→ **Data segment**
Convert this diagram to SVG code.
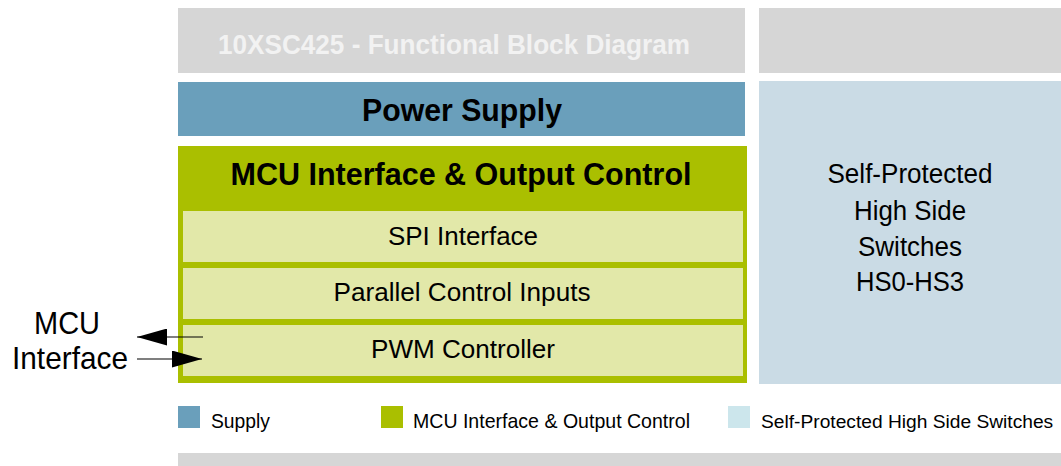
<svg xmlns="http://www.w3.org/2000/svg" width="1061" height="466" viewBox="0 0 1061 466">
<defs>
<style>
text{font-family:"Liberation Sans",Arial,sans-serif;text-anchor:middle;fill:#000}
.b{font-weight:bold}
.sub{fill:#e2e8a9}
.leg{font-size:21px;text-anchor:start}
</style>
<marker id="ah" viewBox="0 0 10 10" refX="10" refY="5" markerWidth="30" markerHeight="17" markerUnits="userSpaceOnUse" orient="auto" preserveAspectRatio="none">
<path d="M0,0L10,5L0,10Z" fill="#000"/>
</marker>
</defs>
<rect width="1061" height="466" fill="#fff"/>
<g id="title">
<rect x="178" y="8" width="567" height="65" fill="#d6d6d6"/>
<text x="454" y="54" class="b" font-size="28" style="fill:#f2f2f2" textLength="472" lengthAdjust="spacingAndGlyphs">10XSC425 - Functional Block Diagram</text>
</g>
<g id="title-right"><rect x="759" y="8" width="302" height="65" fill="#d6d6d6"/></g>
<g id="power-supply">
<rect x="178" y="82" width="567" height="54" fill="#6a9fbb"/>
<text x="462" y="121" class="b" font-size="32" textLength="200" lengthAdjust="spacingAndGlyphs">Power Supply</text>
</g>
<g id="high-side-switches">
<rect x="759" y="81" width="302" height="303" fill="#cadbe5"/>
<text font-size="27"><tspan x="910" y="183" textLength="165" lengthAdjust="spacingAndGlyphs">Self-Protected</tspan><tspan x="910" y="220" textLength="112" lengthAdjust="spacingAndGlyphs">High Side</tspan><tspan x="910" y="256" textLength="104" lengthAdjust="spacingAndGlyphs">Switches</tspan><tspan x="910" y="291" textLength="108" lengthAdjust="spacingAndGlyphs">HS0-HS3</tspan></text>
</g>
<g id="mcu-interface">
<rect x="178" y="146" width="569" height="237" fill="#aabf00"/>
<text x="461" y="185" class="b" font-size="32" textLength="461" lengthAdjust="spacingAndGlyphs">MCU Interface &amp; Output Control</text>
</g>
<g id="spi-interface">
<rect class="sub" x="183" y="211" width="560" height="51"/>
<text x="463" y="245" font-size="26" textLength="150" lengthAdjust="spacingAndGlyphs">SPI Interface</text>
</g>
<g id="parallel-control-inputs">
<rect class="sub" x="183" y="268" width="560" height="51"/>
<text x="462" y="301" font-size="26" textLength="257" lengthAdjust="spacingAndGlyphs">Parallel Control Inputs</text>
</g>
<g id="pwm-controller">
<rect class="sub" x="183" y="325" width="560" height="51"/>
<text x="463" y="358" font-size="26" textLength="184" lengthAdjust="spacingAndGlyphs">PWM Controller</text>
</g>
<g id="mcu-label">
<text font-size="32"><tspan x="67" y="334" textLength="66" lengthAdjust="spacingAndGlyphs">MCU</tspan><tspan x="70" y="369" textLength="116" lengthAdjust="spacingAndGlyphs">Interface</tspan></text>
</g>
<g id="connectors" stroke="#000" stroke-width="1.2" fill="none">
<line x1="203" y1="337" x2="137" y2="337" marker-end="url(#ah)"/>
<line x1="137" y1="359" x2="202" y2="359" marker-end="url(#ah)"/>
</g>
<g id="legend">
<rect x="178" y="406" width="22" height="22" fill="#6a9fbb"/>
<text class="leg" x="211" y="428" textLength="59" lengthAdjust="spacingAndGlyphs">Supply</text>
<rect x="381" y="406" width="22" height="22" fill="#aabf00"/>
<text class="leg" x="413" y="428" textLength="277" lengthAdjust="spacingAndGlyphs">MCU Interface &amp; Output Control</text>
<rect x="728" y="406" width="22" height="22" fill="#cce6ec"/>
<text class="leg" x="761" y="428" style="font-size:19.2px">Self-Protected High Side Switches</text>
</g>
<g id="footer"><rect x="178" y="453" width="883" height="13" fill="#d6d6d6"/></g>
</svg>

→ **Directions for this task**
Return the listing above unchanged, apart from dropping its pictures.

→ **Reply**
Convert this diagram to SVG code.
<svg xmlns="http://www.w3.org/2000/svg" width="1061" height="466" viewBox="0 0 1061 466">
<defs>
<style>
text{font-family:"Liberation Sans",Arial,sans-serif;text-anchor:middle;fill:#000}
.b{font-weight:bold}
.sub{fill:#e2e8a9}
.leg{font-size:21px;text-anchor:start}
</style>
<marker id="ah" viewBox="0 0 10 10" refX="10" refY="5" markerWidth="30" markerHeight="17" markerUnits="userSpaceOnUse" orient="auto" preserveAspectRatio="none">
<path d="M0,0L10,5L0,10Z" fill="#000"/>
</marker>
</defs>
<rect width="1061" height="466" fill="#fff"/>
<g id="title">
<rect x="178" y="8" width="567" height="65" fill="#d6d6d6"/>
<text x="454" y="54" class="b" font-size="28" style="fill:#f2f2f2" textLength="472" lengthAdjust="spacingAndGlyphs">10XSC425 - Functional Block Diagram</text>
</g>
<g id="title-right"><rect x="759" y="8" width="302" height="65" fill="#d6d6d6"/></g>
<g id="power-supply">
<rect x="178" y="82" width="567" height="54" fill="#6a9fbb"/>
<text x="462" y="121" class="b" font-size="32" textLength="200" lengthAdjust="spacingAndGlyphs">Power Supply</text>
</g>
<g id="high-side-switches">
<rect x="759" y="81" width="302" height="303" fill="#cadbe5"/>
<text font-size="27"><tspan x="910" y="183" textLength="165" lengthAdjust="spacingAndGlyphs">Self-Protected</tspan><tspan x="910" y="220" textLength="112" lengthAdjust="spacingAndGlyphs">High Side</tspan><tspan x="910" y="256" textLength="104" lengthAdjust="spacingAndGlyphs">Switches</tspan><tspan x="910" y="291" textLength="108" lengthAdjust="spacingAndGlyphs">HS0-HS3</tspan></text>
</g>
<g id="mcu-interface">
<rect x="178" y="146" width="569" height="237" fill="#aabf00"/>
<text x="461" y="185" class="b" font-size="32" textLength="461" lengthAdjust="spacingAndGlyphs">MCU Interface &amp; Output Control</text>
</g>
<g id="spi-interface">
<rect class="sub" x="183" y="211" width="560" height="51"/>
<text x="463" y="245" font-size="26" textLength="150" lengthAdjust="spacingAndGlyphs">SPI Interface</text>
</g>
<g id="parallel-control-inputs">
<rect class="sub" x="183" y="268" width="560" height="51"/>
<text x="462" y="301" font-size="26" textLength="257" lengthAdjust="spacingAndGlyphs">Parallel Control Inputs</text>
</g>
<g id="pwm-controller">
<rect class="sub" x="183" y="325" width="560" height="51"/>
<text x="463" y="358" font-size="26" textLength="184" lengthAdjust="spacingAndGlyphs">PWM Controller</text>
</g>
<g id="mcu-label">
<text font-size="32"><tspan x="67" y="334" textLength="66" lengthAdjust="spacingAndGlyphs">MCU</tspan><tspan x="70" y="369" textLength="116" lengthAdjust="spacingAndGlyphs">Interface</tspan></text>
</g>
<g id="connectors" stroke="#000" stroke-width="1.2" fill="none">
<line x1="203" y1="337" x2="137" y2="337" marker-end="url(#ah)"/>
<line x1="137" y1="359" x2="202" y2="359" marker-end="url(#ah)"/>
</g>
<g id="legend">
<rect x="178" y="406" width="22" height="22" fill="#6a9fbb"/>
<text class="leg" x="211" y="428" textLength="59" lengthAdjust="spacingAndGlyphs">Supply</text>
<rect x="381" y="406" width="22" height="22" fill="#aabf00"/>
<text class="leg" x="413" y="428" textLength="277" lengthAdjust="spacingAndGlyphs">MCU Interface &amp; Output Control</text>
<rect x="728" y="406" width="22" height="22" fill="#cce6ec"/>
<text class="leg" x="761" y="428" style="font-size:19.2px">Self-Protected High Side Switches</text>
</g>
<g id="footer"><rect x="178" y="453" width="883" height="13" fill="#d6d6d6"/></g>
</svg>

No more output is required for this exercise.